Witness Oslo’s Tesla taxicabs, or Seoul’s
rehabilitated centre-city river or MedellÃn’s public cable-car system. Keen to confront global
warming, but not yet fully empowered to do so, cities must not only accept
their responsibility for assuring a sustainable world but assert their right to
do so.
There are two formidable obstacles blocking a larger
role for cities: a paucity of resources and the absence of autonomy
and jurisdiction. The European Union favours regions over cities, and works
more on agricultural subsidies than affordable urban housing. In the United
States, the structure of congressional representation means a suburban and
rural minority rules over the urban majority.
If cities are to get the power they need, they will
have to demand the right of self-governance – as I argued in my book If Mayors Ruled the World. The Global Parliament of
Mayors, an international
grouping of city mayors and the “global city rights
movement”, held its inaugural session in The Hague last year.

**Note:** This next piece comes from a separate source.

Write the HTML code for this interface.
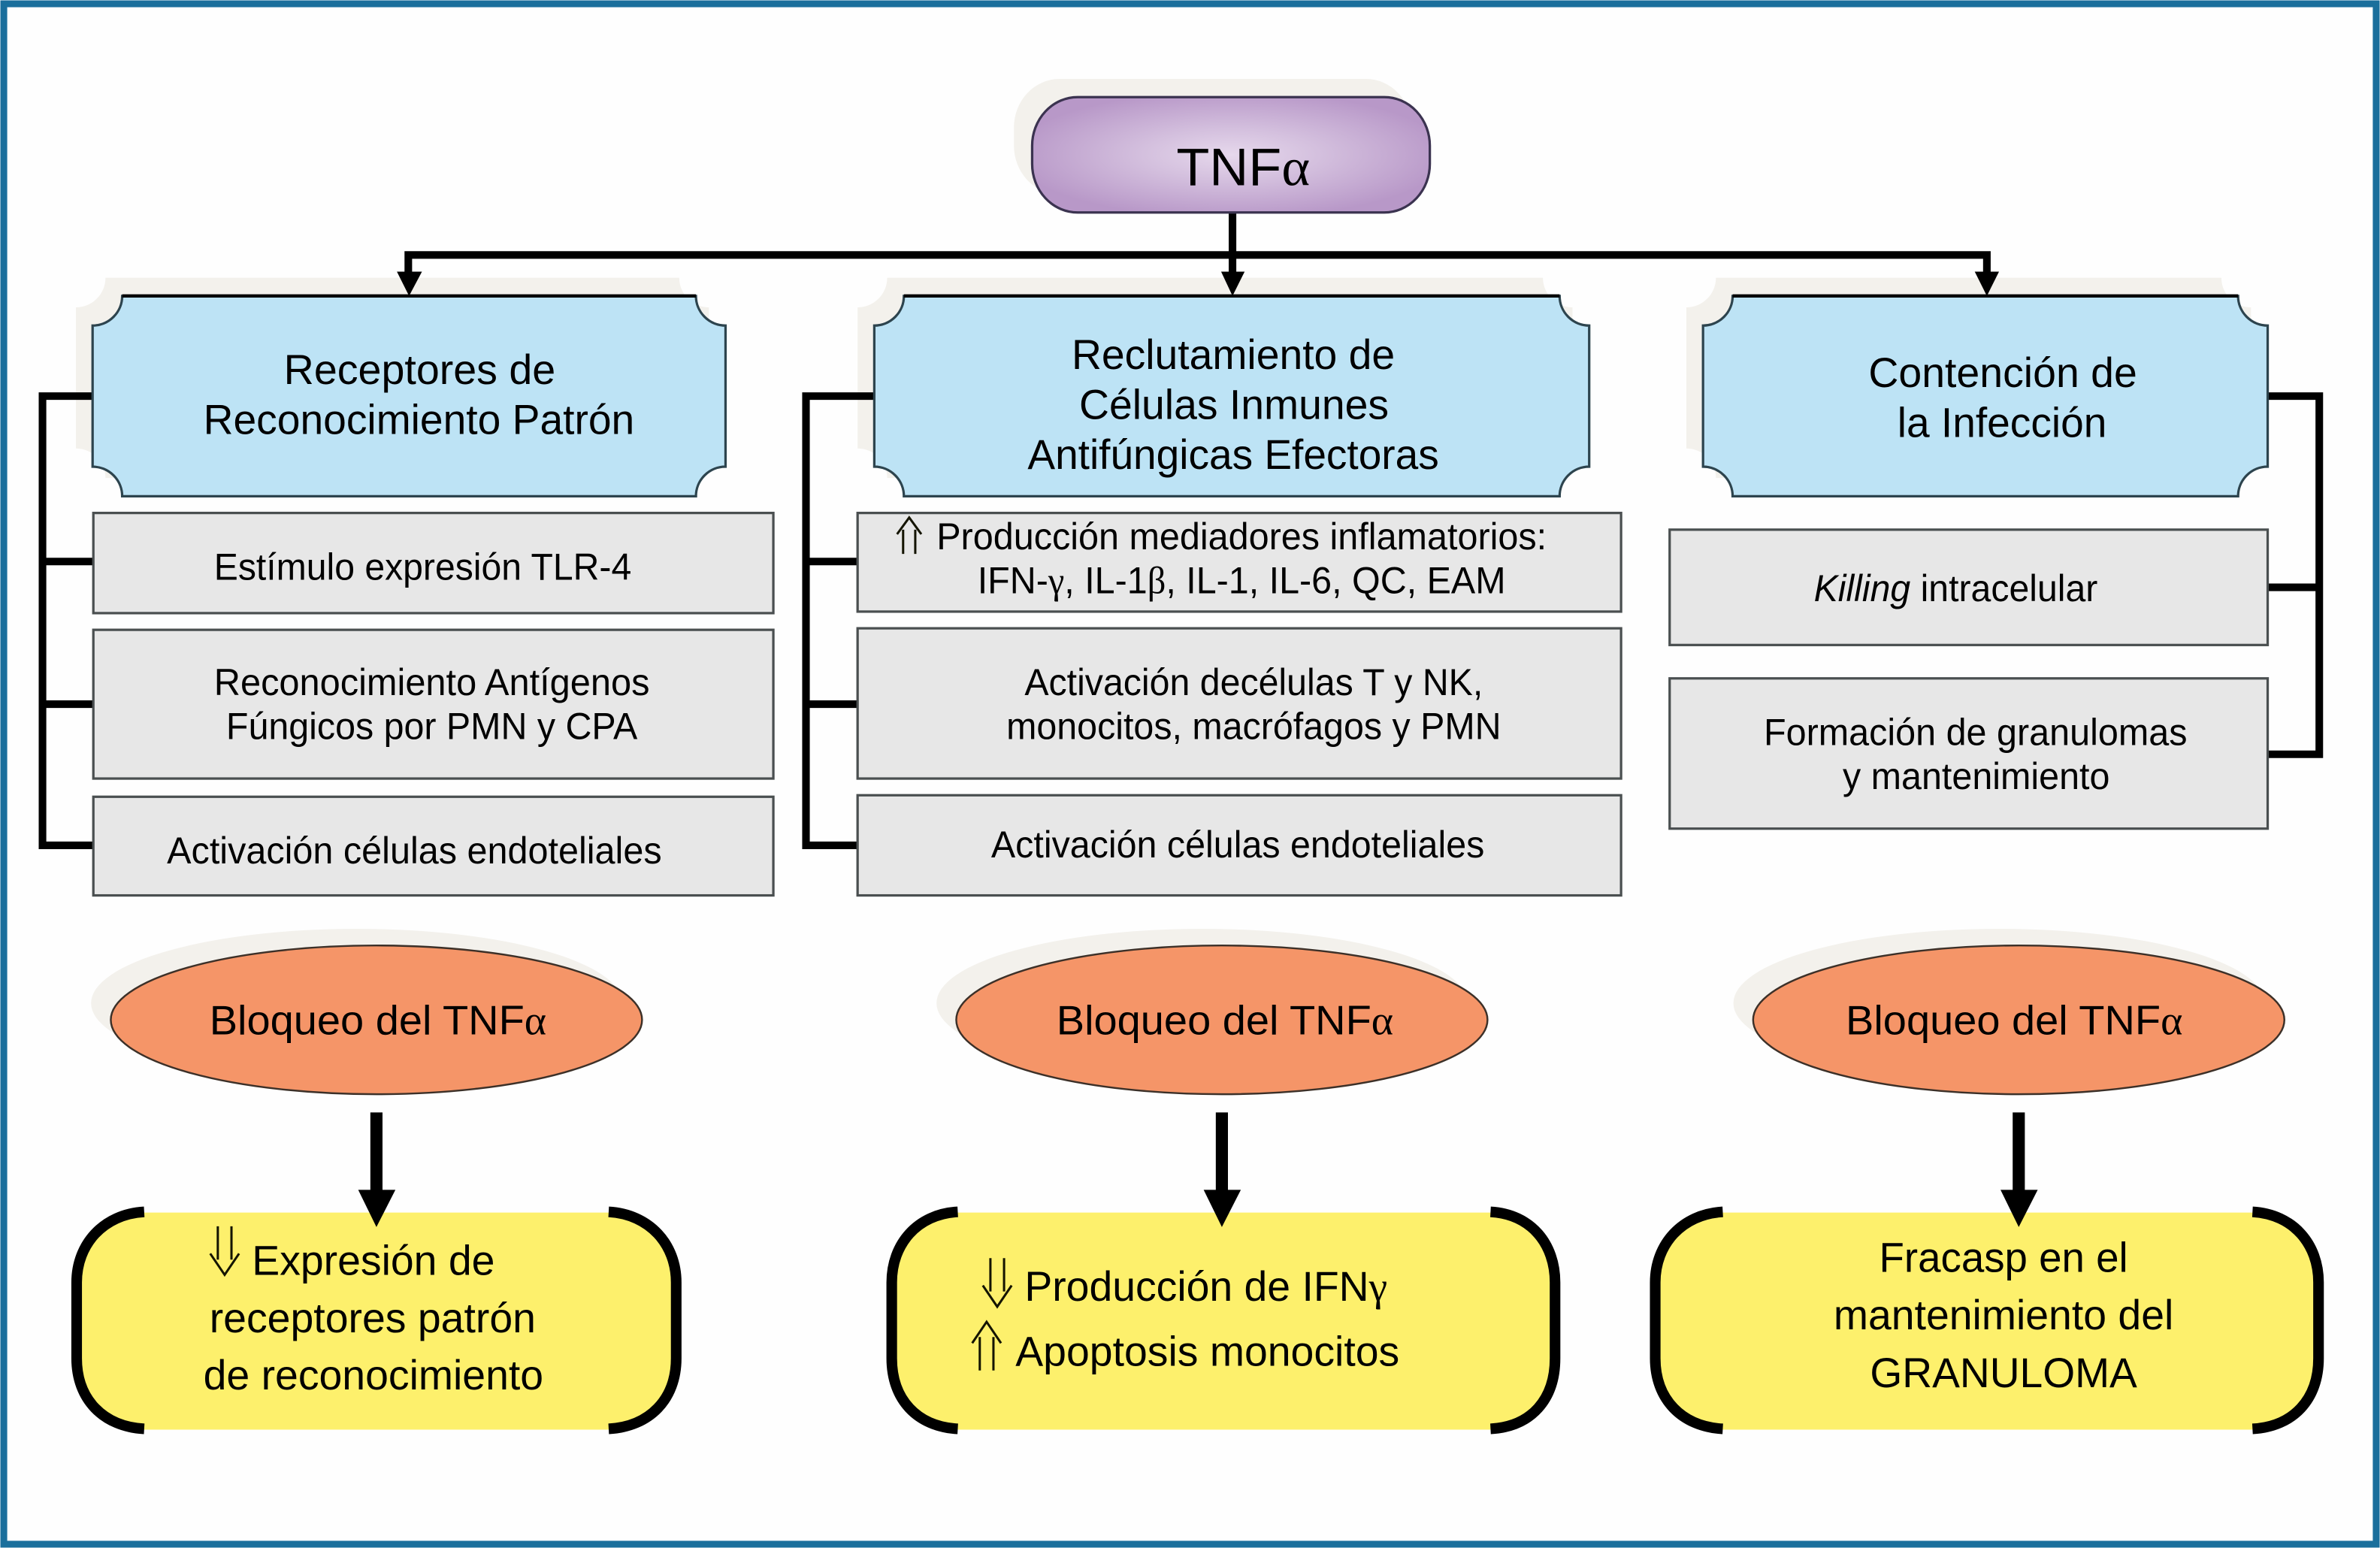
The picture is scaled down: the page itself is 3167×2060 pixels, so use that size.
<!DOCTYPE html>
<html lang="es">
<head>
<meta charset="utf-8">
<title>TNFα</title>
<style>
html,body{margin:0;padding:0;background:#fff;width:3167px;height:2060px;overflow:hidden}
svg{display:block}
text{font-family:"Liberation Sans",sans-serif;fill:#000}
.g{font-family:"Liberation Serif",serif}
.h{font-size:27.5px}
.b{font-size:25px}
.e{font-size:27px}
.y{font-size:27.5px}
</style>
</head>
<body>
<svg width="3167" height="2060" viewBox="0 0 1568 1020" preserveAspectRatio="none" xmlns="http://www.w3.org/2000/svg">
<defs>
<radialGradient id="p" cx="50%" cy="50%" r="55%">
<stop offset="0" stop-color="#e6d8ec"/>
<stop offset="0.4" stop-color="#d4c0de"/>
<stop offset="1" stop-color="#b898c8"/>
</radialGradient>
</defs>
<rect width="1568" height="1020" fill="#fff"/>
<rect x="2.5" y="2.5" width="1563" height="1015" fill="#fefefe" stroke="#1a6f9c" stroke-width="4.5"/>

<!-- shadows -->
<g fill="#f3f1ec">
<rect x="668" y="52" width="262" height="76" rx="30" ry="32"/>
<path transform="translate(-11,-12)" d="M80.5,195H458.5A19.5,19.5 0 0 0 478,214.5V307.5A19.5,19.5 0 0 0 458.5,327H80.5A19.5,19.5 0 0 0 61,307.5V214.5A19.5,19.5 0 0 0 80.5,195Z"/>
<path transform="translate(-11,-12)" d="M595.5,195H1027.5A19.5,19.5 0 0 0 1047,214.5V307.5A19.5,19.5 0 0 0 1027.5,327H595.5A19.5,19.5 0 0 0 576,307.5V214.5A19.5,19.5 0 0 0 595.5,195Z"/>
<path transform="translate(-11,-12)" d="M1141.5,195H1474.5A19.5,19.5 0 0 0 1494,214.5V307.5A19.5,19.5 0 0 0 1474.5,327H1141.5A19.5,19.5 0 0 0 1122,307.5V214.5A19.5,19.5 0 0 0 1141.5,195Z"/>
<ellipse cx="235" cy="661" rx="175" ry="49"/>
<ellipse cx="792" cy="661" rx="175" ry="49"/>
<ellipse cx="1317" cy="661" rx="175" ry="49"/>
</g>

<!-- connectors -->
<g fill="none" stroke="#000" stroke-width="5">
<path d="M269,182V168H1309V182"/>
<path d="M812,140V182"/>
<path d="M61,261H28V557H61M28,370H61M28,464H61"/>
<path d="M576,261H531V557H565M531,370H565M531,464H565"/>
<path d="M1494,261H1528V497H1494M1494,387H1528"/>
</g>
<g fill="#000">
<path d="M261.5,179H278L269.5,195Z"/>
<path d="M804.5,179H820L812,195Z"/>
<path d="M1301,179H1317L1309,195Z"/>
</g>

<!-- TNF -->
<rect x="680" y="64" width="262" height="76" rx="30" ry="32" fill="url(#p)" stroke="#3b3350" stroke-width="1.6"/>
<text x="775" y="122" font-size="35" textLength="88" lengthAdjust="spacingAndGlyphs">TNF<tspan class="g">α</tspan></text>

<!-- blue boxes -->
<g fill="#bde3f5" stroke="#2d444e" stroke-width="1.6">
<path d="M80.5,195H458.5A19.5,19.5 0 0 0 478,214.5V307.5A19.5,19.5 0 0 0 458.5,327H80.5A19.5,19.5 0 0 0 61,307.5V214.5A19.5,19.5 0 0 0 80.5,195Z"/>
<path d="M595.5,195H1027.5A19.5,19.5 0 0 0 1047,214.5V307.5A19.5,19.5 0 0 0 1027.5,327H595.5A19.5,19.5 0 0 0 576,307.5V214.5A19.5,19.5 0 0 0 595.5,195Z"/>
<path d="M1141.5,195H1474.5A19.5,19.5 0 0 0 1494,214.5V307.5A19.5,19.5 0 0 0 1474.5,327H1141.5A19.5,19.5 0 0 0 1122,307.5V214.5A19.5,19.5 0 0 0 1141.5,195Z"/>
</g>
<g stroke="#000" stroke-width="2.2">
<path d="M80.5,195H458.5"/><path d="M595.5,195H1027.5"/><path d="M1141.5,195H1474.5"/>
</g>
<text class="h" x="187" y="253" textLength="179" lengthAdjust="spacingAndGlyphs">Receptores de</text>
<text class="h" x="134" y="286" textLength="284" lengthAdjust="spacingAndGlyphs">Reconocimiento Patrón</text>
<text class="h" x="706" y="243" textLength="213" lengthAdjust="spacingAndGlyphs">Reclutamiento de</text>
<text class="h" x="711" y="276" textLength="204" lengthAdjust="spacingAndGlyphs">Células Inmunes</text>
<text class="h" x="677" y="309" textLength="271" lengthAdjust="spacingAndGlyphs">Antifúngicas Efectoras</text>
<text class="h" x="1231" y="255" textLength="177" lengthAdjust="spacingAndGlyphs">Contención de</text>
<text class="h" x="1250" y="288" textLength="138" lengthAdjust="spacingAndGlyphs">la Infección</text>

<!-- grey boxes -->
<g fill="#e7e7e7" stroke="#4a4f50" stroke-width="1.6">
<rect x="61.5" y="338" width="448" height="66"/>
<rect x="61.5" y="415" width="448" height="98"/>
<rect x="61.5" y="525" width="448" height="65"/>
<rect x="565" y="338" width="503" height="65"/>
<rect x="565" y="414" width="503" height="99"/>
<rect x="565" y="524" width="503" height="66"/>
<rect x="1100" y="349" width="394" height="76"/>
<rect x="1100" y="447" width="394" height="99"/>
</g>
<text class="b" x="141" y="382" textLength="275" lengthAdjust="spacingAndGlyphs">Estímulo expresión TLR-4</text>
<text class="b" x="141" y="458" textLength="287" lengthAdjust="spacingAndGlyphs">Reconocimiento Antígenos</text>
<text class="b" x="149" y="487" textLength="271" lengthAdjust="spacingAndGlyphs">Fúngicos por PMN y CPA</text>
<text class="b" x="110" y="569" textLength="326" lengthAdjust="spacingAndGlyphs">Activación células endoteliales</text>
<text class="b" x="617" y="362" textLength="402" lengthAdjust="spacingAndGlyphs">Producción mediadores inflamatorios:</text>
<text class="b" x="644" y="391" textLength="348" lengthAdjust="spacingAndGlyphs">IFN-<tspan class="g">γ</tspan>, IL-1<tspan class="g">β</tspan>, IL-1, IL-6, QC, EAM</text>
<text class="b" x="675" y="458" textLength="302" lengthAdjust="spacingAndGlyphs">Activación decélulas T y NK,</text>
<text class="b" x="663" y="487" textLength="326" lengthAdjust="spacingAndGlyphs">monocitos, macrófagos y PMN</text>
<text class="b" x="653" y="565" textLength="325" lengthAdjust="spacingAndGlyphs">Activación células endoteliales</text>
<text class="b" x="1195" y="396" textLength="187" lengthAdjust="spacingAndGlyphs"><tspan font-style="italic">Killing</tspan> intracelular</text>
<text class="b" x="1162" y="491" textLength="279" lengthAdjust="spacingAndGlyphs">Formación de granulomas</text>
<text class="b" x="1214" y="520" textLength="176" lengthAdjust="spacingAndGlyphs">y mantenimiento</text>

<!-- ellipses -->
<g fill="#f59568" stroke="#3c3028" stroke-width="1.2">
<ellipse cx="248" cy="672" rx="175" ry="49"/>
<ellipse cx="805" cy="672" rx="175" ry="49"/>
<ellipse cx="1330" cy="672" rx="175" ry="49"/>
</g>
<text class="e" x="138" y="681.5" textLength="222" lengthAdjust="spacingAndGlyphs">Bloqueo del TNF<tspan class="g">α</tspan></text>
<text class="e" x="696" y="681.5" textLength="222" lengthAdjust="spacingAndGlyphs">Bloqueo del TNF<tspan class="g">α</tspan></text>
<text class="e" x="1216" y="681.5" textLength="222" lengthAdjust="spacingAndGlyphs">Bloqueo del TNF<tspan class="g">α</tspan></text>

<!-- yellow boxes -->
<g fill="#fdf06c">
<rect x="52" y="799" width="393" height="143" rx="42"/>
<rect x="588" y="799" width="436" height="143" rx="42"/>
<rect x="1091" y="799" width="436" height="143" rx="42"/>
</g>
<g fill="none" stroke="#000" stroke-width="7">
<path d="M95,798.5C68,800 50.5,820 50.5,845V895C50.5,922 68,940 95,941.5"/>
<path d="M401,798.5C428,800 445.5,820 445.5,845V895C445.5,922 428,940 401,941.5"/>
<path d="M631,798.5C604,800 587.5,820 587.5,845V895C587.5,922 604,940 631,941.5"/>
<path d="M982,798.5C1009,800 1024.5,820 1024.5,845V895C1024.5,922 1009,940 982,941.5"/>
<path d="M1135,798.5C1108,800 1090.5,820 1090.5,845V895C1090.5,922 1108,940 1135,941.5"/>
<path d="M1484,798.5C1511,800 1527.5,820 1527.5,845V895C1527.5,922 1511,940 1484,941.5"/>
</g>

<!-- block arrows -->
<g fill="#000">
<path d="M244,733H252V784H260.5L248,808.5L236,784H244Z"/>
<path d="M801,733H809V784H817.5L805,808.5L793,784H801Z"/>
<path d="M1326,733H1334V784H1342.5L1330,808.5L1318,784H1326Z"/>
</g>

<!-- hollow arrows -->
<g fill="none" stroke="#141400" stroke-width="1.5">
<path d="M143.5,808V830M152.5,808V830M138.5,826L148,840L157.5,826"/>
<path d="M652.5,829V851M661.5,829V851M647.5,847L657,861L666.5,847"/>
<path d="M645.5,903V881M654.5,903V881M640.5,885L650,871L659.5,885"/>
<path d="M595,365V349M603,365V349M591,352L599,341L607,352"/>
</g>

<text class="y" x="166" y="840" textLength="160" lengthAdjust="spacingAndGlyphs">Expresión de</text>
<text class="y" x="138" y="878" textLength="215" lengthAdjust="spacingAndGlyphs">receptores patrón</text>
<text class="y" x="134" y="915.5" textLength="224" lengthAdjust="spacingAndGlyphs">de reconocimiento</text>
<text class="y" x="675" y="857" textLength="239" lengthAdjust="spacingAndGlyphs">Producción de IFN<tspan class="g">γ</tspan></text>
<text class="y" x="669" y="900" textLength="253" lengthAdjust="spacingAndGlyphs">Apoptosis monocitos</text>
<text class="y" x="1238" y="838" textLength="164" lengthAdjust="spacingAndGlyphs">Fracasp en el</text>
<text class="y" x="1208" y="876" textLength="224" lengthAdjust="spacingAndGlyphs">mantenimiento del</text>
<text class="y" x="1232" y="914" textLength="176" lengthAdjust="spacingAndGlyphs">GRANULOMA</text>
</svg>
</body>
</html>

Because urban citizens are the planet’s majority,
their natural rights are endowed with democratic urgency. They carry the
noble name of “citizen”, associated with the word “city”. But the aim is
not to set urban against rural: it is to restore a more judicious balance
between them. Today it is cities that look forward, speaking to
global common goods, while fearful nations look back.
The world is getting
too hot. Science makes it
clear that sustainability is both necessary and possible. Politics shows
it is achievable. Cities are poised to make it happen.